The United States rallied late but the hole was too much to dig out from.
Turnovers, penalties and general sloppy play put Team USA in a 21-9 halftime deficit.
The third quarter didn’t start any better for the Americans as a false start and a sack led to a three-and-out on the first U.S. possession.
Even when things went right, they went wrong. The U.S. picked up a partially blocked World Team field goal attempt only to fumble it back away at the American 29-yard line.
Seven plays later, it was 28-9 when Daryl Waud, a defensive lineman lined up at tight end, caught a 5-yard pass from quarterback Will Finch.
With 2:47 left in the third quarter, Team USA trailed by 19, and the American sideline was stunned.
“We’ve been working so hard for this all week, and it paid off with the victory,” said World Team MVP Anthony Coombs of the University of Manatoba, who finished with 147 yards and two touchdowns on 14 carries. “People don’t think anyone can play outside of the United States. This is going to make the U.S. take this event more seriously, and it’s also going to inspire tons of little kids around the world. It feels great that we did this.”
Highlights were few for Team USA during the first three quarters. Romond Deloatch caught a 26-yard touchdown pass from Sean Maguire. Javelle Allen hit Frank Epitropolous for a 12-yard score. Gimel President had three tackles for loss. Noor Davis’ strip led to a safety.

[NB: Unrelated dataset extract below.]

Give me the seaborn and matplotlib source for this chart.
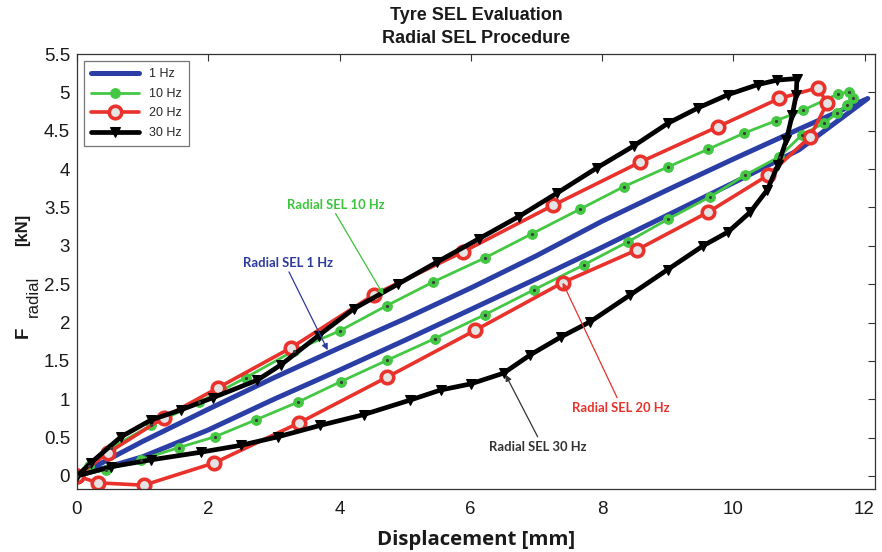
import matplotlib
matplotlib.use("Agg")
import matplotlib.pyplot as plt
import seaborn as sns
import pandas as pd

# ---------------- data ----------------
blue_x = [0, 1, 2, 3, 4, 5, 6, 7, 8, 9, 10, 11, 12.05,
          11, 10, 9, 8, 7, 6, 5, 4, 3, 2, 1, 0]
blue_y = [0, 0.45, 0.87, 1.28, 1.67, 2.05, 2.45, 2.87, 3.32, 3.73, 4.13, 4.52, 4.92,
          4.25, 3.82, 3.40, 2.98, 2.57, 2.17, 1.77, 1.38, 1.00, 0.60, 0.25, 0]

green_x = [0, 0.18, 0.52, 1.13, 1.86, 2.57, 3.30, 4.00, 4.72, 5.43, 6.21, 6.94, 7.67,
           8.33, 9.01, 9.62, 10.17, 10.65, 11.07, 11.60, 11.77, 11.83, 11.74,
           11.58, 11.39, 11.05, 10.70, 10.18, 9.65, 9.01, 8.39, 7.72, 6.97, 6.21,
           5.45, 4.73, 4.02, 3.36, 2.72, 2.10, 1.55, 0.97, 0.44, 0]
green_y = [0, 0.13, 0.37, 0.66, 0.96, 1.28, 1.63, 1.89, 2.22, 2.53, 2.84, 3.16, 3.48,
           3.77, 4.03, 4.26, 4.47, 4.63, 4.77, 4.98, 5.01, 4.93, 4.84,
           4.73, 4.60, 4.45, 4.16, 3.92, 3.64, 3.35, 3.05, 2.75, 2.43, 2.10,
           1.79, 1.51, 1.23, 0.96, 0.73, 0.51, 0.37, 0.21, 0.08, 0]

red_x = [0, 0.47, 1.32, 2.15, 3.26, 4.52, 5.88, 7.26, 8.58, 9.76, 10.70, 11.29, 11.43,
         11.17, 10.53, 9.62, 8.54, 7.40, 6.07, 4.73, 3.38, 2.09, 1.02, 0.32, 0]
red_y = [0, 0.30, 0.76, 1.15, 1.67, 2.36, 2.92, 3.53, 4.09, 4.55, 4.92, 5.06, 4.86,
         4.42, 3.92, 3.44, 2.95, 2.52, 1.90, 1.29, 0.69, 0.17, -0.12, -0.09, 0]

black_x = [0, 0.21, 0.67, 1.13, 1.58, 2.07, 2.75, 3.11, 3.68, 4.22, 4.89, 5.49, 6.12,
           6.73, 7.32, 7.93, 8.48, 9.01, 9.47, 9.92, 10.37, 10.67, 10.97,
           10.96, 10.90, 10.81, 10.68, 10.52, 10.26, 9.92, 9.54, 9.00, 8.43, 7.82,
           7.37, 6.91, 6.50, 6.00, 5.54, 5.08, 4.37, 3.71, 3.06, 2.50, 1.89, 1.13,
           0.52, 0]
black_y = [0, 0.17, 0.51, 0.73, 0.86, 1.02, 1.25, 1.45, 1.83, 2.18, 2.50, 2.79, 3.09,
           3.38, 3.69, 4.02, 4.30, 4.60, 4.80, 4.97, 5.10, 5.16, 5.18,
           4.97, 4.71, 4.38, 4.05, 3.73, 3.44, 3.18, 3.00, 2.69, 2.36, 2.01,
           1.81, 1.58, 1.34, 1.20, 1.12, 0.99, 0.80, 0.66, 0.51, 0.40, 0.31, 0.21,
           0.12, 0]

series_labels = ["1 Hz", "10 Hz", "20 Hz", "30 Hz"]
x_ticks = [0, 2, 4, 6, 8, 10, 12]
y_ticks = [0, 0.5, 1, 1.5, 2, 2.5, 3, 3.5, 4, 4.5, 5, 5.5]
y_tick_labels = ["0", "0.5", "1", "1.5", "2", "2.5", "3", "3.5", "4", "4.5", "5", "5.5"]

# annotations: (text, text position, arrow start, arrow tip)
ann_text = ["Radial SEL 10 Hz", "Radial SEL 1 Hz", "Radial SEL 20 Hz", "Radial SEL 30 Hz"]
ann_text_xy = [(3.94, 3.53), (3.21, 2.78), (8.28, 0.89), (7.02, 0.38)]
ann_start = [(3.94, 3.42), (3.23, 2.66), (8.23, 1.02), (7.02, 0.51)]
ann_tip = [(4.67, 2.36), (3.82, 1.64), (7.40, 2.52), (6.53, 1.32)]
ann_colors = ["#3cc43c", "#2c3a9a", "#e8322b", "#333333"]

# ---------------- styling ----------------
sns.set_style("white")
plt.rcParams["font.family"] = ["Liberation Sans", "DejaVu Sans"]

c_blue = "#2b3ea6"
c_green = "#44c844"
c_red = "#e8322b"
c_black = "#000000"

W, H = 882, 552
fig, ax = plt.subplots(figsize=(W / 100, H / 100), dpi=100)
fig.subplots_adjust(left=77 / W, right=875 / W, top=1 - 54 / H, bottom=1 - 489 / H)

df_b = pd.DataFrame({"x": blue_x, "y": blue_y})
df_g = pd.DataFrame({"x": green_x, "y": green_y})
df_r = pd.DataFrame({"x": red_x, "y": red_y})
df_k = pd.DataFrame({"x": black_x, "y": black_y})

sns.lineplot(data=df_b, x="x", y="y", sort=False, estimator=None, ax=ax,
             color=c_blue, lw=3.6, label=series_labels[0])
sns.lineplot(data=df_g, x="x", y="y", sort=False, estimator=None, ax=ax,
             color=c_green, lw=2.0, marker="o", markersize=7, markerfacecolor=c_green,
             markeredgecolor=c_green, label=series_labels[1])
sns.scatterplot(data=df_g, x="x", y="y", ax=ax, color="#3a3a3a", s=5, linewidth=0,
                legend=False, zorder=5)
sns.lineplot(data=df_r, x="x", y="y", sort=False, estimator=None, ax=ax,
             color=c_red, lw=2.6, marker="o", markersize=9, markerfacecolor="#e4e4e4",
             markeredgecolor=c_red, markeredgewidth=2.6, label=series_labels[2])
sns.lineplot(data=df_k, x="x", y="y", sort=False, estimator=None, ax=ax,
             color=c_black, lw=3.4, marker="v", markersize=7, markerfacecolor=c_black,
             markeredgecolor=c_black, label=series_labels[3])

for t, txy, st, tip, col in zip(ann_text, ann_text_xy, ann_start, ann_tip, ann_colors):
    ax.annotate("", xy=tip, xytext=st,
                arrowprops=dict(arrowstyle="-|>", color=col, lw=0.9,
                                mutation_scale=9, shrinkA=0, shrinkB=0))
    ax.text(txy[0], txy[1], t, color=col, fontsize=9.4, fontweight="bold",
            family=["Lato", "DejaVu Sans"], ha="center", va="center")

ax.set_xlim(0, 12.16)
ax.set_ylim(-0.17, 5.5)
ax.set_xticks(x_ticks)
ax.set_xticklabels([str(v) for v in x_ticks])
ax.set_yticks(y_ticks)
ax.set_yticklabels(y_tick_labels)
ax.tick_params(direction="in", top=True, right=True, length=5, width=0.8,
               color="#333333", labelsize=13.5, labelcolor="#1a1a1a")
ax.tick_params(axis="x", pad=9)
ax.tick_params(axis="y", pad=5)
for sp in ax.spines.values():
    sp.set_color("#333333")
    sp.set_linewidth(0.9)

ax.set_xlabel("Displacement [mm]", fontsize=14.7, fontweight="bold",
              family=["Open Sans", "DejaVu Sans"], color="#1a1a1a", labelpad=8)
ax.set_ylabel("")

# y label built from three rotated pieces: bold F, lowered "radial", bold [kN]
def fig_px(x, y):
    return x / W, 1 - y / H

fx, fy = fig_px(23, 332)
fig.text(fx, fy, "F", rotation=90, ha="center", va="center", fontsize=13.5,
         fontweight="bold", color="#1a1a1a")
rx, ry = fig_px(33, 296)
fig.text(rx, ry, "radial", rotation=90, ha="center", va="center", fontsize=12,
         color="#1a1a1a")
kx, ky = fig_px(23, 230)
fig.text(kx, ky, "[kN]", rotation=90, ha="center", va="center", fontsize=12,
         fontweight="bold", color="#1a1a1a")

ax.set_title("Tyre SEL Evaluation\nRadial SEL Procedure", fontsize=13, fontweight="bold",
             linespacing=1.45, pad=8, color="#1a1a1a")

leg = ax.legend(loc="upper left", fontsize=9, handlelength=3.8, frameon=True,
                fancybox=False, edgecolor="#555555", borderaxespad=0.55,
                labelspacing=0.6, borderpad=0.6)
leg.get_frame().set_linewidth(0.9)

fig.savefig("out.png", dpi=100)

Instead, it was the World Team that looked like ones who grew up with the game, converting third downs, opening huge holes for its running backs and finding space in the U.S. zone when a big play was needed.
“I’m a little numb right now,” said Greg Marshall, head coach of the World Team and the University of Western Ontario. “I’m just so proud of our coaches and our players. We had one week to come together and execute. We knew we put in a complicated game plan, because we knew we weren’t going to beat them playing straight up. It was a great team effort.”
Finch finished 10-of-14 for 169 yards and two TDS – one to Waud, the other to Jahlani Gilbert-Knorren. Tevaun Smith also caught a touchdown from Jesse Mills.
With the World Team leading, 35-16, after a 62-yard touchdown run by Coombs, the U.S. finally got moving in the final 11 minutes.
Devin Funchess caught an 11-yard touchdown pass, and Epitropoulos’ 60-yard catch-and-run set up a 2-yard TD grab off a tipped pass for Canon Smith.
It was too little, too late, though, as the World Team recovered both onside kicks and was able to run out the clock.
“What a great experience,” Specht said. “The kids battled until the very end. The bottom line is you can’t wait until late in the game to say, ‘Hey, this is for real.’ ”
Coming into Wednesday, the U.S. Under-19 National Team had given up 17 points in five games, including three games in the 2009 IFAF World Championship.
The World Team, which had never led in the two previous International Bowls, more than doubled that in four quarters of outstanding play.
Gilbert-Knorren and Tevaun Smith became the first players to score touchdowns in two separate International Bowls, reaching the end zone last year as well.
Both are 19, though, meaning it will be up to other international players to defend their victory in 2013.
But they made believes out of one group of soon-to-be college standouts.
“That World Team is the best I’ve ever faced,” U.S. left guard Ian Park of Pittsburgh said.
The United States now knows it had better be ready to come and compete.